**Written exercise**
Print nothing but the lines from the start of the listing below through the line that contains "from matplotlib.transforms import". Do not include the pictures.

**Given information**
▬▬▬▬▬▬▬▬▬▬

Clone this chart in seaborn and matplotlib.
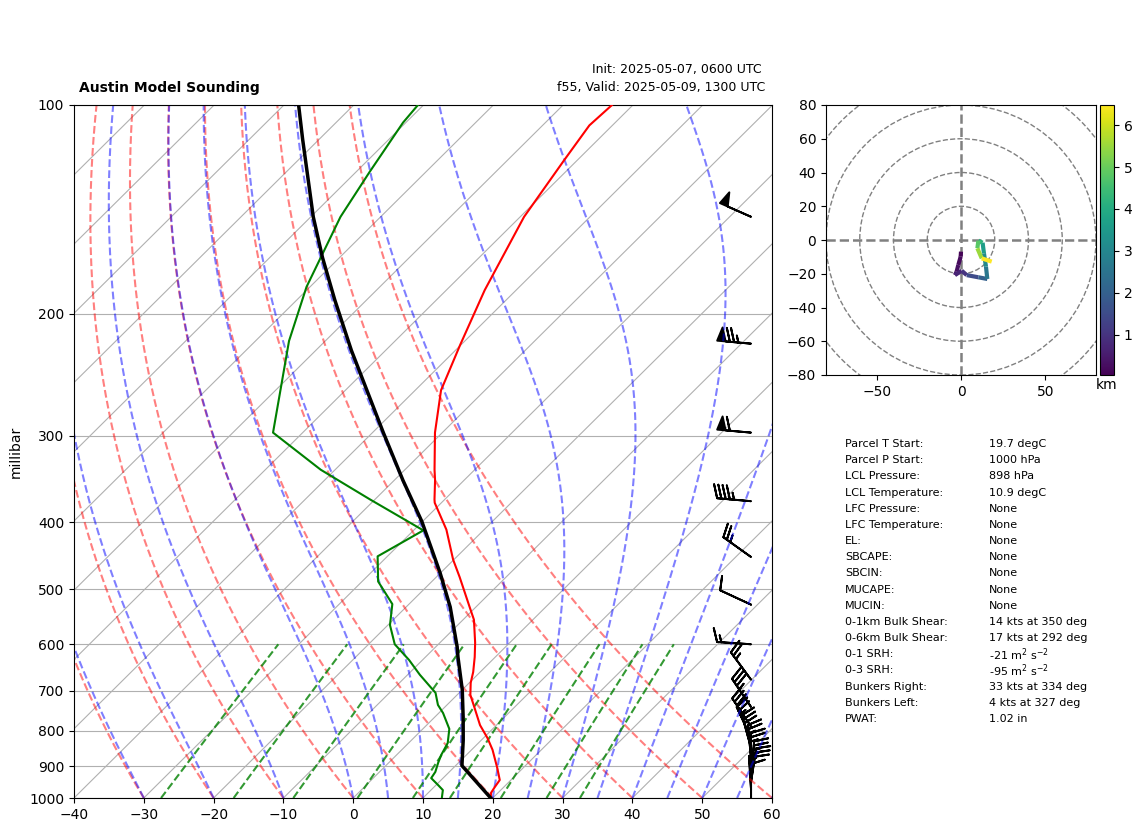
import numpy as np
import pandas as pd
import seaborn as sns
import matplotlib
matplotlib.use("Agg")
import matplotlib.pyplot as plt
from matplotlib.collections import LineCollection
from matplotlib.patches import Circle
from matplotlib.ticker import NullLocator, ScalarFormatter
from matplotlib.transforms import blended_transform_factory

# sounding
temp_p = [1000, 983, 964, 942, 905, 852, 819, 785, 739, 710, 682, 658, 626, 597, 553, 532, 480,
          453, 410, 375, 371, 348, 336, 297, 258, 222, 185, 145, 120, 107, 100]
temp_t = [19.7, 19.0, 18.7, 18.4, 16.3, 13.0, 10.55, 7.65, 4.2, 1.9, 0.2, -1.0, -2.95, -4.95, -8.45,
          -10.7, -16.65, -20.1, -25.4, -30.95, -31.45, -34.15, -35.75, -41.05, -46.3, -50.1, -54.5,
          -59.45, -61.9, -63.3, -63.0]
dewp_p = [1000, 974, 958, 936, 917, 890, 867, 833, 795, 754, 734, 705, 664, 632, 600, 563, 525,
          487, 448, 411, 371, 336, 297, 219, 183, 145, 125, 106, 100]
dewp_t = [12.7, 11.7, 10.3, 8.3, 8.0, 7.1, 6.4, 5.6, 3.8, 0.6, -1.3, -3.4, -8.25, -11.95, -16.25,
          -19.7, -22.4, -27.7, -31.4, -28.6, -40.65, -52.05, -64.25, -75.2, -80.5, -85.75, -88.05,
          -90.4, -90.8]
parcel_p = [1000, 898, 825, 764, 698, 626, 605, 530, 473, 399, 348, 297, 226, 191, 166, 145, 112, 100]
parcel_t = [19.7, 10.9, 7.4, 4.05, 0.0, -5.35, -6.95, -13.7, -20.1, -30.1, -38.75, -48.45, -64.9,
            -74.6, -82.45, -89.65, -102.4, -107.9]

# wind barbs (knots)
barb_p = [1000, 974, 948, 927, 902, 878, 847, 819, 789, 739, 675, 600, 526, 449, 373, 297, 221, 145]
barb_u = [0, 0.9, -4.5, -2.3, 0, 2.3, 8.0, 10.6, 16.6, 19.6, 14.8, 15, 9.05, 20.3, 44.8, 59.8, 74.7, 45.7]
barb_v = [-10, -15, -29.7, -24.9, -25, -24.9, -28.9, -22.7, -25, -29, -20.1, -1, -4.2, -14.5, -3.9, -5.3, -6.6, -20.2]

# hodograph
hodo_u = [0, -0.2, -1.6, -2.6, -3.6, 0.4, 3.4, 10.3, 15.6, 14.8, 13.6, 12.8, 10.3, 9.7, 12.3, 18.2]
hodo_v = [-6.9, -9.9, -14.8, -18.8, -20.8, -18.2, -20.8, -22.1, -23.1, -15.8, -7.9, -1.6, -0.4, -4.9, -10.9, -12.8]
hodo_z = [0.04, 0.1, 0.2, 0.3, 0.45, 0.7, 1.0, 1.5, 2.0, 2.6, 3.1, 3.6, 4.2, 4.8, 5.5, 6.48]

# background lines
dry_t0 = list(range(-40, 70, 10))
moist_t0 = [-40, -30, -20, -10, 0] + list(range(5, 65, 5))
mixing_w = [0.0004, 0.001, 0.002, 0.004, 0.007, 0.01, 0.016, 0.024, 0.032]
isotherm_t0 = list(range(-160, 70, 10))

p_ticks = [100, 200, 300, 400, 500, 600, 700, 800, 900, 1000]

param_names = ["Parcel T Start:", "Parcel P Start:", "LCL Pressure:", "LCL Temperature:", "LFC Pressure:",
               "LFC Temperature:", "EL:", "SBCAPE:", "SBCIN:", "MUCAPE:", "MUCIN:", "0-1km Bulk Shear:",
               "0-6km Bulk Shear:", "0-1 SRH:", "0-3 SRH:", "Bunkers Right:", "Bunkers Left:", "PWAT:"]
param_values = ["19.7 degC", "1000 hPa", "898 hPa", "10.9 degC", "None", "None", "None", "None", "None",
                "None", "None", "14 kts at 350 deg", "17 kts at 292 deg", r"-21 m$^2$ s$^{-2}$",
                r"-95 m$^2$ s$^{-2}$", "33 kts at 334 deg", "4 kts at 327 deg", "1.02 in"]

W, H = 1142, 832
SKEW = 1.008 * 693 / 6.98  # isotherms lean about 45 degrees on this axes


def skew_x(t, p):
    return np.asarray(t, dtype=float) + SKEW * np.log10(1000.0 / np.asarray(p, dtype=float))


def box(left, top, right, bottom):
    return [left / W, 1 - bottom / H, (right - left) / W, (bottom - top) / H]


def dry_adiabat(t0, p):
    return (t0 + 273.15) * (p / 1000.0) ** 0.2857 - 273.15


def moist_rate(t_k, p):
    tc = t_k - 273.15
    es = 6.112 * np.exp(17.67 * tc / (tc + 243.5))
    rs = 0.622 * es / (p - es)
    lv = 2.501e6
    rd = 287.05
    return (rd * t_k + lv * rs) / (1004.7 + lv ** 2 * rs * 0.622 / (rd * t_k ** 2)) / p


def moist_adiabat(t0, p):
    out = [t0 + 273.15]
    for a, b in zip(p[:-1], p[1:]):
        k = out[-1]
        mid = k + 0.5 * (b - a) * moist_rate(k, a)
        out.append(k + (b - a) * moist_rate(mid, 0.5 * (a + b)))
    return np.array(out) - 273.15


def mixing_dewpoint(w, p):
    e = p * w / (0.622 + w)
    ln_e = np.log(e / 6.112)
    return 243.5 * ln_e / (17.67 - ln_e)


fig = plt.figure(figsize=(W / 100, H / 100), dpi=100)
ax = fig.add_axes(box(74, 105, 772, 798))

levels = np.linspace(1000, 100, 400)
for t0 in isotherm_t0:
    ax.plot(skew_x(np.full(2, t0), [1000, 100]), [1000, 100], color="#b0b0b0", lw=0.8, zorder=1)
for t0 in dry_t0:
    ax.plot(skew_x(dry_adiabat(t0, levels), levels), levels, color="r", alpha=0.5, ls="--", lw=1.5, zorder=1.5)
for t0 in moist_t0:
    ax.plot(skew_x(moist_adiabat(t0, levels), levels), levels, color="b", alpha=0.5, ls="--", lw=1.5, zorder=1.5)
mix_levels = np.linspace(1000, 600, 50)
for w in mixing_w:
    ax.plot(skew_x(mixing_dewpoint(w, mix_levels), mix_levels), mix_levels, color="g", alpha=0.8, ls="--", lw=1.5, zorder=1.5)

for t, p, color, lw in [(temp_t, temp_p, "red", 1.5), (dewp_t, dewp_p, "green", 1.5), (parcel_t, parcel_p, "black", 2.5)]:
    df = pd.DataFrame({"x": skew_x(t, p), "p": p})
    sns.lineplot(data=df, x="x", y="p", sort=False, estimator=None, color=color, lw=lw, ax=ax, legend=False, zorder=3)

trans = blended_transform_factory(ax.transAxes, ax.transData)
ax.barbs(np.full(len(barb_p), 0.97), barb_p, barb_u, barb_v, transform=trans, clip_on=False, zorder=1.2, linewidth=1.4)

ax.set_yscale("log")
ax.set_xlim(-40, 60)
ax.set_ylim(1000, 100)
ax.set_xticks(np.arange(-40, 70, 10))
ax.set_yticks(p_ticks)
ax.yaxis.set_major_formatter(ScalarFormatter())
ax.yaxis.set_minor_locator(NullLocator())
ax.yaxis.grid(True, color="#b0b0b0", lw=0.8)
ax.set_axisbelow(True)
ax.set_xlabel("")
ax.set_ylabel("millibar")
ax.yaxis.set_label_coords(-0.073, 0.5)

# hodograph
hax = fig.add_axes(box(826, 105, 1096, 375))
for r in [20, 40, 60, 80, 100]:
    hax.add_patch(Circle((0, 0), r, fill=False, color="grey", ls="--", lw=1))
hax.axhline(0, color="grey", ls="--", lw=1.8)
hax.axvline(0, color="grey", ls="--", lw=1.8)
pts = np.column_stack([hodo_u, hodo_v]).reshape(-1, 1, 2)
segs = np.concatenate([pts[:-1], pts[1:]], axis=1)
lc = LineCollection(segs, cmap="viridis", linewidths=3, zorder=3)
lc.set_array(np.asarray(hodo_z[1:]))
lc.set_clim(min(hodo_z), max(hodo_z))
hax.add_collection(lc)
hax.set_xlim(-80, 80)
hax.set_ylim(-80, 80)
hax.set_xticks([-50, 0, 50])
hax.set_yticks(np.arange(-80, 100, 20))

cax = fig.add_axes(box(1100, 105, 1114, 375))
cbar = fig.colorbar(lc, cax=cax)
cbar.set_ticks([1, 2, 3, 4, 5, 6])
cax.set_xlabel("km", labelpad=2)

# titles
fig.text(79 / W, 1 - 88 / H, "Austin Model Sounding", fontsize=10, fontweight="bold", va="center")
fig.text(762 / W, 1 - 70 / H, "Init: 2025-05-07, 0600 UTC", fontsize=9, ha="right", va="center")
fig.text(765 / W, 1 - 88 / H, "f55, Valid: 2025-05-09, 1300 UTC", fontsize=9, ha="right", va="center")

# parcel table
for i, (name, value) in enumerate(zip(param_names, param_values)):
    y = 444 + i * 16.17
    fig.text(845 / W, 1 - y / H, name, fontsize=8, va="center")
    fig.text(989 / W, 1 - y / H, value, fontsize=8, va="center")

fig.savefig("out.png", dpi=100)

▬▬▬▬▬▬▬▬▬▬

**Result**
Clone this chart in seaborn and matplotlib.
import numpy as np
import pandas as pd
import seaborn as sns
import matplotlib
matplotlib.use("Agg")
import matplotlib.pyplot as plt
from matplotlib.collections import LineCollection
from matplotlib.patches import Circle
from matplotlib.ticker import NullLocator, ScalarFormatter
from matplotlib.transforms import blended_transform_factory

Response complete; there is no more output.